§ **EXERCISE INSTRUCTIONS**
Write out the material again word for word, dropping any images it holds.
--- Start SUPPLIED DATA ---
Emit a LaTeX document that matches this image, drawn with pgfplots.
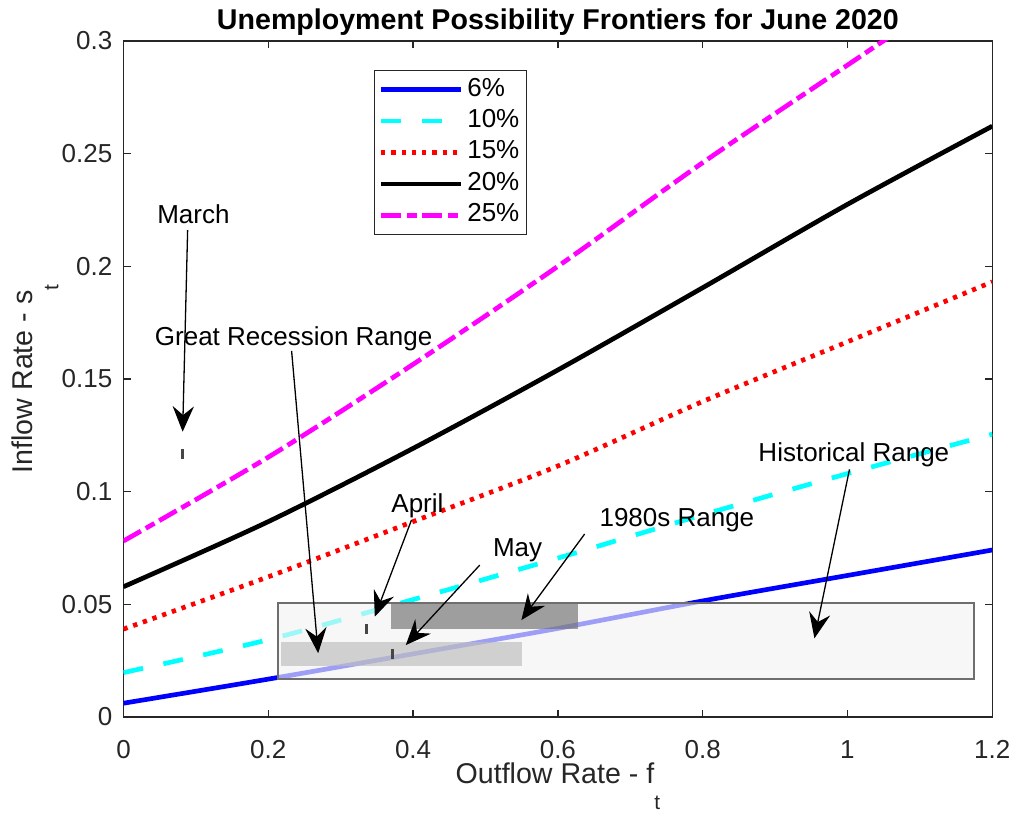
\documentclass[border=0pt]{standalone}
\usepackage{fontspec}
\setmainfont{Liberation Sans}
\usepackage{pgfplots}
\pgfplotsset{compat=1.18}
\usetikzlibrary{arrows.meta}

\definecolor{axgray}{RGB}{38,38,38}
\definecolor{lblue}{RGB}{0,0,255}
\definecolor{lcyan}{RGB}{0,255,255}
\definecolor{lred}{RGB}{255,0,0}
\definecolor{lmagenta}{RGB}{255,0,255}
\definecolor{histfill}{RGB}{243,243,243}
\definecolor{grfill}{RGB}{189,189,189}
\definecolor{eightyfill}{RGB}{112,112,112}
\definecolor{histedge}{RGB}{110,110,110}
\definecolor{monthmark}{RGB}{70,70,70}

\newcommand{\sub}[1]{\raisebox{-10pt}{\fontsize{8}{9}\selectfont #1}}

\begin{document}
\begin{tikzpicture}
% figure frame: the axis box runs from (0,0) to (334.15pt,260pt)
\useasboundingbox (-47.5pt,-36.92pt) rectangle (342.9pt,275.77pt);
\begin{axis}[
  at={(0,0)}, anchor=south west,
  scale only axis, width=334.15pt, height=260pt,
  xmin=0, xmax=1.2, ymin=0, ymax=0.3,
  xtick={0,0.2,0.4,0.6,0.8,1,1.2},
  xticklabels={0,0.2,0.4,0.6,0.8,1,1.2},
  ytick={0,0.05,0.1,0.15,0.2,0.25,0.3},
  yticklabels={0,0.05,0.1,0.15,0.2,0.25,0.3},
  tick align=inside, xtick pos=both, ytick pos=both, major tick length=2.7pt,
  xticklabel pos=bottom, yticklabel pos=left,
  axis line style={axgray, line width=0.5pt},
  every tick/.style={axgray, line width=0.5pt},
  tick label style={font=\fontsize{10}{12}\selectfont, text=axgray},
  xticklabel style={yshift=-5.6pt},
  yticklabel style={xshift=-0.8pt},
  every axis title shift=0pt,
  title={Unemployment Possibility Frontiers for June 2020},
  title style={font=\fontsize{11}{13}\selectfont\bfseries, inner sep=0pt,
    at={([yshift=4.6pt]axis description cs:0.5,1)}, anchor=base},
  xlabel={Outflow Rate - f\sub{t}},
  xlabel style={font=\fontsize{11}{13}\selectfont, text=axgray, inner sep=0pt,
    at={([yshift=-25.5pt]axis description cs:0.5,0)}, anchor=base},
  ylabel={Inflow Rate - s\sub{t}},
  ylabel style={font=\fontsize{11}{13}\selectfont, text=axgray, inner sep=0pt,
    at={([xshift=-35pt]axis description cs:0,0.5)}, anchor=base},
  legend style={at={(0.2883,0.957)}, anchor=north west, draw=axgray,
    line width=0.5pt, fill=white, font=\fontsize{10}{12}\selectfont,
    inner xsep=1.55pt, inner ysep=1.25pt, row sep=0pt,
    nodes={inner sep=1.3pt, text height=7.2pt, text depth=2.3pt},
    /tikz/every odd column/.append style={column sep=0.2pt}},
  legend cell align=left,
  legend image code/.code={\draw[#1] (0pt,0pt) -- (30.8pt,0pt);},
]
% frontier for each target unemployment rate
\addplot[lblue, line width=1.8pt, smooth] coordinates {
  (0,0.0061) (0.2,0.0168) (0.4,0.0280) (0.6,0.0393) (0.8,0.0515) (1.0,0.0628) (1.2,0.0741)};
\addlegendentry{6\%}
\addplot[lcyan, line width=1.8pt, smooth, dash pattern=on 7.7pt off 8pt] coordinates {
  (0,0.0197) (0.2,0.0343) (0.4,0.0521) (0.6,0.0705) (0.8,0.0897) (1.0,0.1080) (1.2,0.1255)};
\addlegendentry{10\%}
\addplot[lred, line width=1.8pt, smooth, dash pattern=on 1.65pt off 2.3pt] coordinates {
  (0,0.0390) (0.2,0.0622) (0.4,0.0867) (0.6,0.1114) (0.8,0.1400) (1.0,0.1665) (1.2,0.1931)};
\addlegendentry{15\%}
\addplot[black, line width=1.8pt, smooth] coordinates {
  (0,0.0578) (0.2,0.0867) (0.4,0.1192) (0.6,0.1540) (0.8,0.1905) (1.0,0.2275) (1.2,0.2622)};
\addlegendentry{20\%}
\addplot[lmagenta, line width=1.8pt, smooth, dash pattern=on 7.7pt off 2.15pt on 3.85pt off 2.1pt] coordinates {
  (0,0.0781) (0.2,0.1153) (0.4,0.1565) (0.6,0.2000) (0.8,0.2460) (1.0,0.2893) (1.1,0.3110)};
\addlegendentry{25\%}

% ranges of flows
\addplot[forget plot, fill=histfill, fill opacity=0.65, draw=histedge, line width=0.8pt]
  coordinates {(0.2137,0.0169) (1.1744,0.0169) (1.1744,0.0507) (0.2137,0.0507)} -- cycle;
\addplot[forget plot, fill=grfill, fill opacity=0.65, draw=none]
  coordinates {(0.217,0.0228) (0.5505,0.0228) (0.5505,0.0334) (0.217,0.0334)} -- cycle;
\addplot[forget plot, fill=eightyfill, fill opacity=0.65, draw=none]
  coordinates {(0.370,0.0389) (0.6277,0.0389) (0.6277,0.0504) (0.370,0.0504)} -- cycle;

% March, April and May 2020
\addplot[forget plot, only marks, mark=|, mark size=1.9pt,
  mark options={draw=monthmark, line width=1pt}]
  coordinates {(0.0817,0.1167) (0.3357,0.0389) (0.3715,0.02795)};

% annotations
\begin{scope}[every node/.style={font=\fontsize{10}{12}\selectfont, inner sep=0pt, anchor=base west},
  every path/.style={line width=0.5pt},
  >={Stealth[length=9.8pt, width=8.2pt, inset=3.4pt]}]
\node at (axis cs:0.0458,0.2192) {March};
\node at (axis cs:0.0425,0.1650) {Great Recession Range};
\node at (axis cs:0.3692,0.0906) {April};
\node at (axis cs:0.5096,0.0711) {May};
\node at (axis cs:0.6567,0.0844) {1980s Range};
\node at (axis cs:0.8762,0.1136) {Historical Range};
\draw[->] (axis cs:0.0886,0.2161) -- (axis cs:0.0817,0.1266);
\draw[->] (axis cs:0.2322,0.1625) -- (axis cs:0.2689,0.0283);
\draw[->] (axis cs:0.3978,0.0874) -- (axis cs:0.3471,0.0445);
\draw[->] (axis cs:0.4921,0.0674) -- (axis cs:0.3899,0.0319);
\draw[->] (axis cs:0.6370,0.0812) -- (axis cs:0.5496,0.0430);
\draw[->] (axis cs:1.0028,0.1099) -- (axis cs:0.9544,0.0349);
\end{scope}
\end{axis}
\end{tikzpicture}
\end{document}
--- End SUPPLIED DATA ---
§ **OUTPUT BELOW**
Emit a LaTeX document that matches this image, drawn with pgfplots.
\documentclass[border=0pt]{standalone}
\usepackage{fontspec}
\setmainfont{Liberation Sans}
\usepackage{pgfplots}
\pgfplotsset{compat=1.18}
\usetikzlibrary{arrows.meta}

\definecolor{axgray}{RGB}{38,38,38}
\definecolor{lblue}{RGB}{0,0,255}
\definecolor{lcyan}{RGB}{0,255,255}
\definecolor{lred}{RGB}{255,0,0}
\definecolor{lmagenta}{RGB}{255,0,255}
\definecolor{histfill}{RGB}{243,243,243}
\definecolor{grfill}{RGB}{189,189,189}
\definecolor{eightyfill}{RGB}{112,112,112}
\definecolor{histedge}{RGB}{110,110,110}
\definecolor{monthmark}{RGB}{70,70,70}

\newcommand{\sub}[1]{\raisebox{-10pt}{\fontsize{8}{9}\selectfont #1}}

\begin{document}
\begin{tikzpicture}
% figure frame: the axis box runs from (0,0) to (334.15pt,260pt)
\useasboundingbox (-47.5pt,-36.92pt) rectangle (342.9pt,275.77pt);
\begin{axis}[
  at={(0,0)}, anchor=south west,
  scale only axis, width=334.15pt, height=260pt,
  xmin=0, xmax=1.2, ymin=0, ymax=0.3,
  xtick={0,0.2,0.4,0.6,0.8,1,1.2},
  xticklabels={0,0.2,0.4,0.6,0.8,1,1.2},
  ytick={0,0.05,0.1,0.15,0.2,0.25,0.3},
  yticklabels={0,0.05,0.1,0.15,0.2,0.25,0.3},
  tick align=inside, xtick pos=both, ytick pos=both, major tick length=2.7pt,
  xticklabel pos=bottom, yticklabel pos=left,
  axis line style={axgray, line width=0.5pt},
  every tick/.style={axgray, line width=0.5pt},
  tick label style={font=\fontsize{10}{12}\selectfont, text=axgray},
  xticklabel style={yshift=-5.6pt},
  yticklabel style={xshift=-0.8pt},
  every axis title shift=0pt,
  title={Unemployment Possibility Frontiers for June 2020},
  title style={font=\fontsize{11}{13}\selectfont\bfseries, inner sep=0pt,
    at={([yshift=4.6pt]axis description cs:0.5,1)}, anchor=base},
  xlabel={Outflow Rate - f\sub{t}},
  xlabel style={font=\fontsize{11}{13}\selectfont, text=axgray, inner sep=0pt,
    at={([yshift=-25.5pt]axis description cs:0.5,0)}, anchor=base},
  ylabel={Inflow Rate - s\sub{t}},
  ylabel style={font=\fontsize{11}{13}\selectfont, text=axgray, inner sep=0pt,
    at={([xshift=-35pt]axis description cs:0,0.5)}, anchor=base},
  legend style={at={(0.2883,0.957)}, anchor=north west, draw=axgray,
    line width=0.5pt, fill=white, font=\fontsize{10}{12}\selectfont,
    inner xsep=1.55pt, inner ysep=1.25pt, row sep=0pt,
    nodes={inner sep=1.3pt, text height=7.2pt, text depth=2.3pt},
    /tikz/every odd column/.append style={column sep=0.2pt}},
  legend cell align=left,
  legend image code/.code={\draw[#1] (0pt,0pt) -- (30.8pt,0pt);},
]
% frontier for each target unemployment rate
\addplot[lblue, line width=1.8pt, smooth] coordinates {
  (0,0.0061) (0.2,0.0168) (0.4,0.0280) (0.6,0.0393) (0.8,0.0515) (1.0,0.0628) (1.2,0.0741)};
\addlegendentry{6\%}
\addplot[lcyan, line width=1.8pt, smooth, dash pattern=on 7.7pt off 8pt] coordinates {
  (0,0.0197) (0.2,0.0343) (0.4,0.0521) (0.6,0.0705) (0.8,0.0897) (1.0,0.1080) (1.2,0.1255)};
\addlegendentry{10\%}
\addplot[lred, line width=1.8pt, smooth, dash pattern=on 1.65pt off 2.3pt] coordinates {
  (0,0.0390) (0.2,0.0622) (0.4,0.0867) (0.6,0.1114) (0.8,0.1400) (1.0,0.1665) (1.2,0.1931)};
\addlegendentry{15\%}
\addplot[black, line width=1.8pt, smooth] coordinates {
  (0,0.0578) (0.2,0.0867) (0.4,0.1192) (0.6,0.1540) (0.8,0.1905) (1.0,0.2275) (1.2,0.2622)};
\addlegendentry{20\%}
\addplot[lmagenta, line width=1.8pt, smooth, dash pattern=on 7.7pt off 2.15pt on 3.85pt off 2.1pt] coordinates {
  (0,0.0781) (0.2,0.1153) (0.4,0.1565) (0.6,0.2000) (0.8,0.2460) (1.0,0.2893) (1.1,0.3110)};
\addlegendentry{25\%}

% ranges of flows
\addplot[forget plot, fill=histfill, fill opacity=0.65, draw=histedge, line width=0.8pt]
  coordinates {(0.2137,0.0169) (1.1744,0.0169) (1.1744,0.0507) (0.2137,0.0507)} -- cycle;
\addplot[forget plot, fill=grfill, fill opacity=0.65, draw=none]
  coordinates {(0.217,0.0228) (0.5505,0.0228) (0.5505,0.0334) (0.217,0.0334)} -- cycle;
\addplot[forget plot, fill=eightyfill, fill opacity=0.65, draw=none]
  coordinates {(0.370,0.0389) (0.6277,0.0389) (0.6277,0.0504) (0.370,0.0504)} -- cycle;

% March, April and May 2020
\addplot[forget plot, only marks, mark=|, mark size=1.9pt,
  mark options={draw=monthmark, line width=1pt}]
  coordinates {(0.0817,0.1167) (0.3357,0.0389) (0.3715,0.02795)};

% annotations
\begin{scope}[every node/.style={font=\fontsize{10}{12}\selectfont, inner sep=0pt, anchor=base west},
  every path/.style={line width=0.5pt},
  >={Stealth[length=9.8pt, width=8.2pt, inset=3.4pt]}]
\node at (axis cs:0.0458,0.2192) {March};
\node at (axis cs:0.0425,0.1650) {Great Recession Range};
\node at (axis cs:0.3692,0.0906) {April};
\node at (axis cs:0.5096,0.0711) {May};
\node at (axis cs:0.6567,0.0844) {1980s Range};
\node at (axis cs:0.8762,0.1136) {Historical Range};
\draw[->] (axis cs:0.0886,0.2161) -- (axis cs:0.0817,0.1266);
\draw[->] (axis cs:0.2322,0.1625) -- (axis cs:0.2689,0.0283);
\draw[->] (axis cs:0.3978,0.0874) -- (axis cs:0.3471,0.0445);
\draw[->] (axis cs:0.4921,0.0674) -- (axis cs:0.3899,0.0319);
\draw[->] (axis cs:0.6370,0.0812) -- (axis cs:0.5496,0.0430);
\draw[->] (axis cs:1.0028,0.1099) -- (axis cs:0.9544,0.0349);
\end{scope}
\end{axis}
\end{tikzpicture}
\end{document}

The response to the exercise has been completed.